───── INFORMATION SHOWN
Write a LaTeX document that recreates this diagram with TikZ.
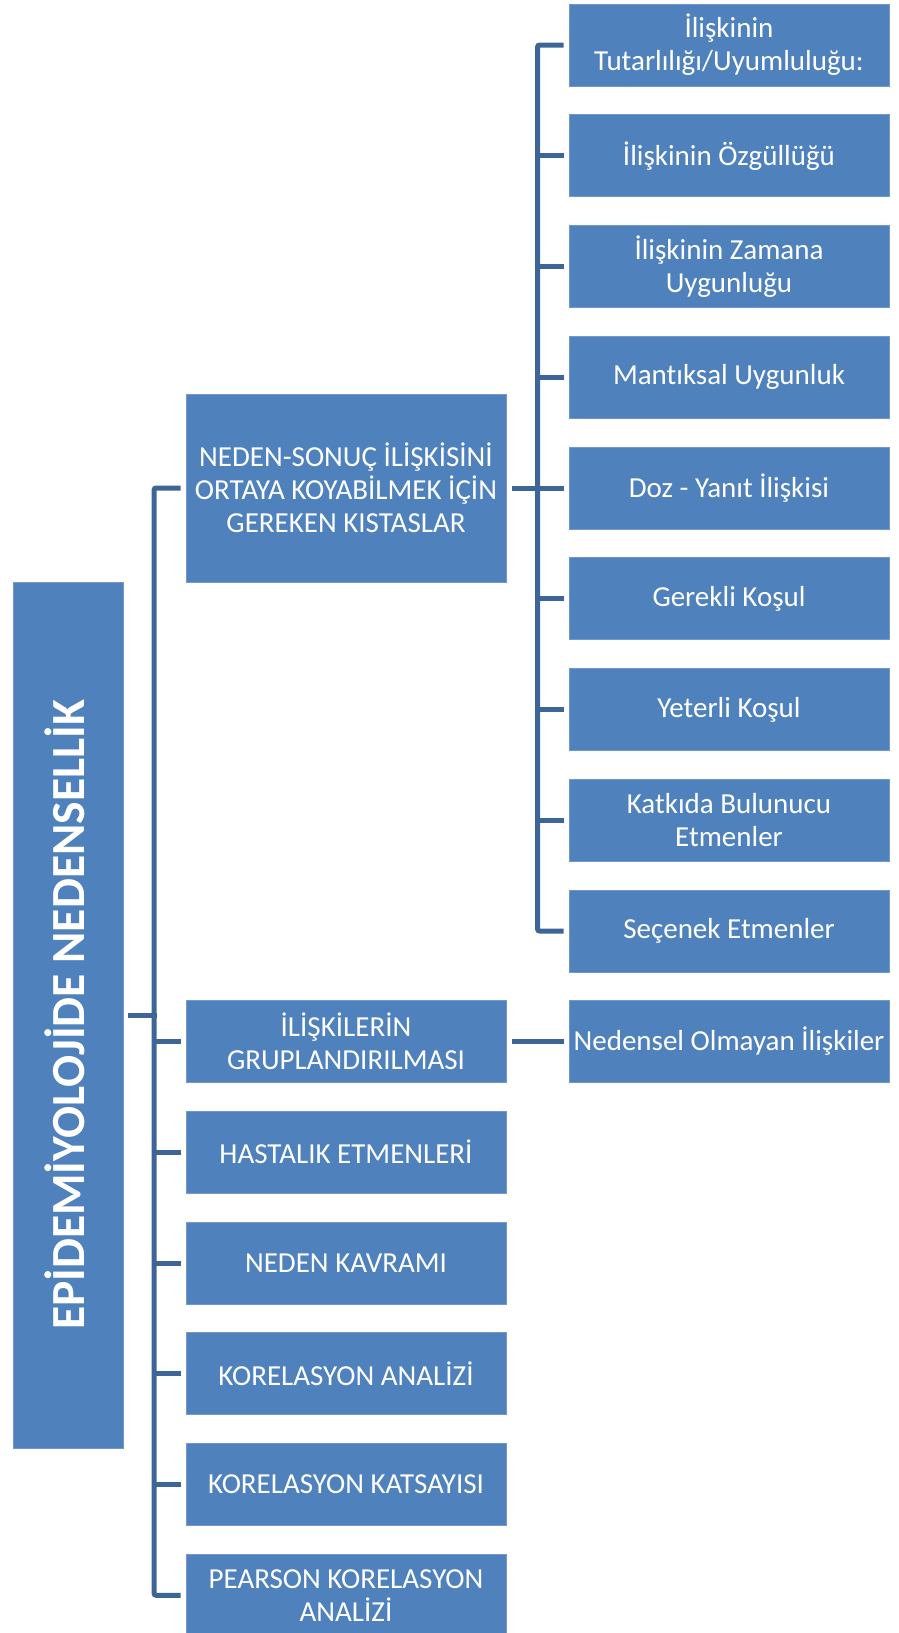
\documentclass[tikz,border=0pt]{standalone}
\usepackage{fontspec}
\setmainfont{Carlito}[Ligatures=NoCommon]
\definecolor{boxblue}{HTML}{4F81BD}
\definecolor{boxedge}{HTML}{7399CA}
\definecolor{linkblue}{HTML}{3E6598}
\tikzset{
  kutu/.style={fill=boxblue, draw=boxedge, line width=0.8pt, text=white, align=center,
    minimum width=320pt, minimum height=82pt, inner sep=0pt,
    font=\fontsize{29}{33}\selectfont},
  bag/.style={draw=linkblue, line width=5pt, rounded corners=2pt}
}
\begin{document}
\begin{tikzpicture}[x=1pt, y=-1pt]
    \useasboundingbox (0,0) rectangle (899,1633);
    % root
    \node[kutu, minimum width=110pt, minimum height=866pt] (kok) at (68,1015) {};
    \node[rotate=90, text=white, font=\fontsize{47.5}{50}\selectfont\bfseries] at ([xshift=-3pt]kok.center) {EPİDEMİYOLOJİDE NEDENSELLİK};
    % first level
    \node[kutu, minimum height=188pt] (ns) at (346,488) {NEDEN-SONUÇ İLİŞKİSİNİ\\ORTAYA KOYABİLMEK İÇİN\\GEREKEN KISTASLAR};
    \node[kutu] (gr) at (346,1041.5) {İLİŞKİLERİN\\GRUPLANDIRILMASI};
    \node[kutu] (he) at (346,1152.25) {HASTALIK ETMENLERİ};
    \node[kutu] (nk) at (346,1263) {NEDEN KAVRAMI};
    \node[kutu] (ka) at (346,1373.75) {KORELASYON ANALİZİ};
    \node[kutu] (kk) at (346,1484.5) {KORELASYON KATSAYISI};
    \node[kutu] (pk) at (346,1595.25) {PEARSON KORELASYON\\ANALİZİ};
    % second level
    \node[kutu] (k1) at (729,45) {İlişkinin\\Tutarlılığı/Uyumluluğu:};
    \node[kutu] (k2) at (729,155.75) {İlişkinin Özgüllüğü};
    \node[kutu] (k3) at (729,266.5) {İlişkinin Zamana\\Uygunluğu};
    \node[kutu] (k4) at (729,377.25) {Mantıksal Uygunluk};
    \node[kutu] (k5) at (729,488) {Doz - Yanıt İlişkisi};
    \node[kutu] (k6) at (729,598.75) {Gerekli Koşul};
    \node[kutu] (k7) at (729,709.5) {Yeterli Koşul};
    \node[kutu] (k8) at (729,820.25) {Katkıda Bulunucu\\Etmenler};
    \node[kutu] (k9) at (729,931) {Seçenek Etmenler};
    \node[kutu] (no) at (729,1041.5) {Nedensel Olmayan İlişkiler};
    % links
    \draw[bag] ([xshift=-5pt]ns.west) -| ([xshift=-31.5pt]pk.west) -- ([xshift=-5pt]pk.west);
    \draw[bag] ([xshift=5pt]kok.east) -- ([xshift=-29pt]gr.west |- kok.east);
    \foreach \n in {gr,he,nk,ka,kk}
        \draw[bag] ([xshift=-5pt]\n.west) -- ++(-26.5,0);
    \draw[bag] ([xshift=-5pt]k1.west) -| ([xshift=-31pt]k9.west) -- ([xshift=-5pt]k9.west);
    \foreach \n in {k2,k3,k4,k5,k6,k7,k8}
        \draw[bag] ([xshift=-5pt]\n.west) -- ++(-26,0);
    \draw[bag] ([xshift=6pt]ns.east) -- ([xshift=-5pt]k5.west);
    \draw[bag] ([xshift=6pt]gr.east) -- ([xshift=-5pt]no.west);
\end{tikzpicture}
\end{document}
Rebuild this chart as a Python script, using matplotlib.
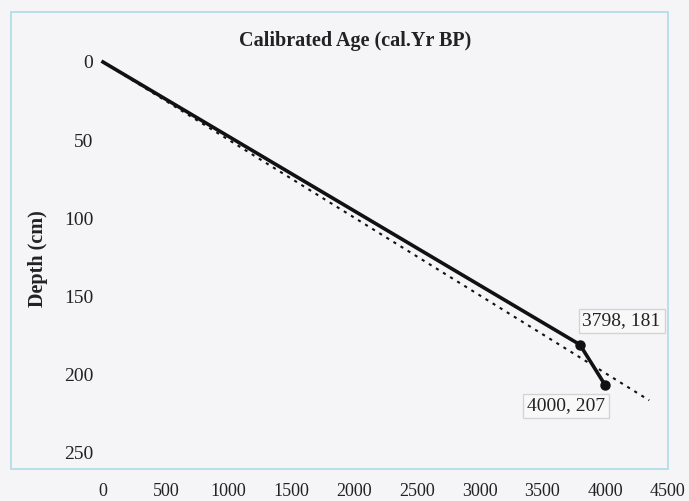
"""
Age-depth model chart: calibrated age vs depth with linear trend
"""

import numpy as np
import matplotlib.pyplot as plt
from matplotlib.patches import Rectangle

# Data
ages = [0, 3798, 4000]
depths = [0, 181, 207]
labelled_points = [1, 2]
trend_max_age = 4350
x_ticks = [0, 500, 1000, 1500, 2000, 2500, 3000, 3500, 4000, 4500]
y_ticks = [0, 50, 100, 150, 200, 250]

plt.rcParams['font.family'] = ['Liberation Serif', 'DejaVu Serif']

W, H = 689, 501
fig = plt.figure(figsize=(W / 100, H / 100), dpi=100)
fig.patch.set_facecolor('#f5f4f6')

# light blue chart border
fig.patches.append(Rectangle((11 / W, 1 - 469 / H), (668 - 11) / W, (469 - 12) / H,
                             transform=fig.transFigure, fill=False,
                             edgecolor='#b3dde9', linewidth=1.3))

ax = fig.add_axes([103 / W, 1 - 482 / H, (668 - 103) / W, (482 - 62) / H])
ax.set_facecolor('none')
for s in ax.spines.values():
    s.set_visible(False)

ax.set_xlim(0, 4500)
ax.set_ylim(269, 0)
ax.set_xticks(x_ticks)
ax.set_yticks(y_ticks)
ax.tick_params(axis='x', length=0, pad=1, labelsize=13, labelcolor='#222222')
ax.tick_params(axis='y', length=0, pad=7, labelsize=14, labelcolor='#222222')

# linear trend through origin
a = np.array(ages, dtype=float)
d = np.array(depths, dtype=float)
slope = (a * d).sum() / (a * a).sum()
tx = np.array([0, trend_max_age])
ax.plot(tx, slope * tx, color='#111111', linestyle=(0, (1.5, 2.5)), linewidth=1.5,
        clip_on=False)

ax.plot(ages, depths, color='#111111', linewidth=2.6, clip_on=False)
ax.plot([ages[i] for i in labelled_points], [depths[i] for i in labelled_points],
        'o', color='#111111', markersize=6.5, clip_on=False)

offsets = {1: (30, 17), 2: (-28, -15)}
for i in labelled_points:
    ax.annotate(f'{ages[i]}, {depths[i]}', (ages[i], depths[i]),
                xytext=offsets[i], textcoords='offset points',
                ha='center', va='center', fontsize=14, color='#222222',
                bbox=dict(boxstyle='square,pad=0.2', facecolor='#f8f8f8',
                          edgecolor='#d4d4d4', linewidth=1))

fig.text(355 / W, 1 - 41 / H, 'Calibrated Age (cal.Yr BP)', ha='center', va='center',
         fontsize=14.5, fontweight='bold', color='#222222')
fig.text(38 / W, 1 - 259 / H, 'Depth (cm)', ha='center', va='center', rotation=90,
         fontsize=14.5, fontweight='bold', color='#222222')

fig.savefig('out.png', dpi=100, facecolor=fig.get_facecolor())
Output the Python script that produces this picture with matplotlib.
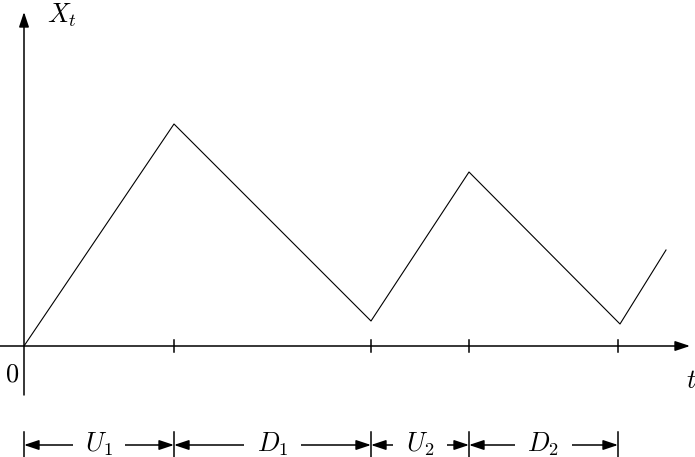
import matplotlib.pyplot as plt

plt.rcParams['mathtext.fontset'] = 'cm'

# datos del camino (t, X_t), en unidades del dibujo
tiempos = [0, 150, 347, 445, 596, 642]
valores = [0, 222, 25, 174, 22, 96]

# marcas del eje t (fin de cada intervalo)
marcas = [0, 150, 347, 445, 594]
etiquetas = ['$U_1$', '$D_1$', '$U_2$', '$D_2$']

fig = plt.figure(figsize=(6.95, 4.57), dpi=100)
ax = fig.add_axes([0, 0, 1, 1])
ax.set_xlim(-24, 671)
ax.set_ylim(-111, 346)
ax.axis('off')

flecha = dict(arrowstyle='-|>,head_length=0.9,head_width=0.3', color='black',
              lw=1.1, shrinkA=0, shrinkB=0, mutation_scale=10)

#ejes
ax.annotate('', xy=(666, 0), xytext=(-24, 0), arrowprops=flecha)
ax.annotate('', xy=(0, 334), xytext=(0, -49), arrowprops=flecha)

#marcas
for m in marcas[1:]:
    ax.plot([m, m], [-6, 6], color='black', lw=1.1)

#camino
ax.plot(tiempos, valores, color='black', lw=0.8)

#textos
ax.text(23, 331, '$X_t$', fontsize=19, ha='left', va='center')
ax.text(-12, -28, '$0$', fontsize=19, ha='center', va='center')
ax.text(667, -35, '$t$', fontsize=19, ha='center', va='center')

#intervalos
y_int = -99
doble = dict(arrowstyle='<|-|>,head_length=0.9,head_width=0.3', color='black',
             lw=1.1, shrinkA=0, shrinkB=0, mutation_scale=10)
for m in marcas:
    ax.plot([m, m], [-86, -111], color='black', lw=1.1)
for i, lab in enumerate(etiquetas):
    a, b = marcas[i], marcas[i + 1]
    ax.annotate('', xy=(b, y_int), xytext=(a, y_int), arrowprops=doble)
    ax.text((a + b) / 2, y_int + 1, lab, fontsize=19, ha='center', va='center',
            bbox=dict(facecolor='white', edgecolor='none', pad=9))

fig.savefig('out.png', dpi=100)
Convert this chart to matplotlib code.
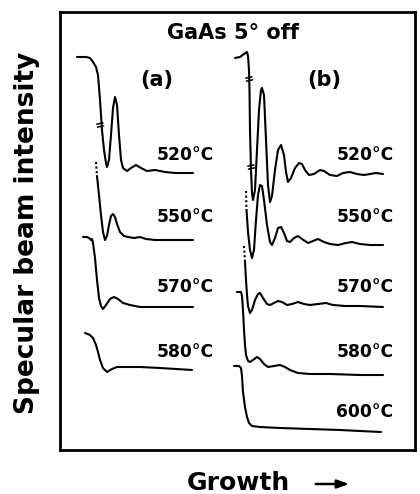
──────────
● JOB
Skip the pictures. Set down only the lines from the one containing "Output the Python" through the one containing "plt.rcParams['mathtext.fontset'] = 'cm'", exactly as they appear, ends included.

● THE RESULT
Output the Python script that produces this picture with matplotlib.
import matplotlib.pyplot as plt

plt.rcParams['mathtext.fontset'] = 'cm'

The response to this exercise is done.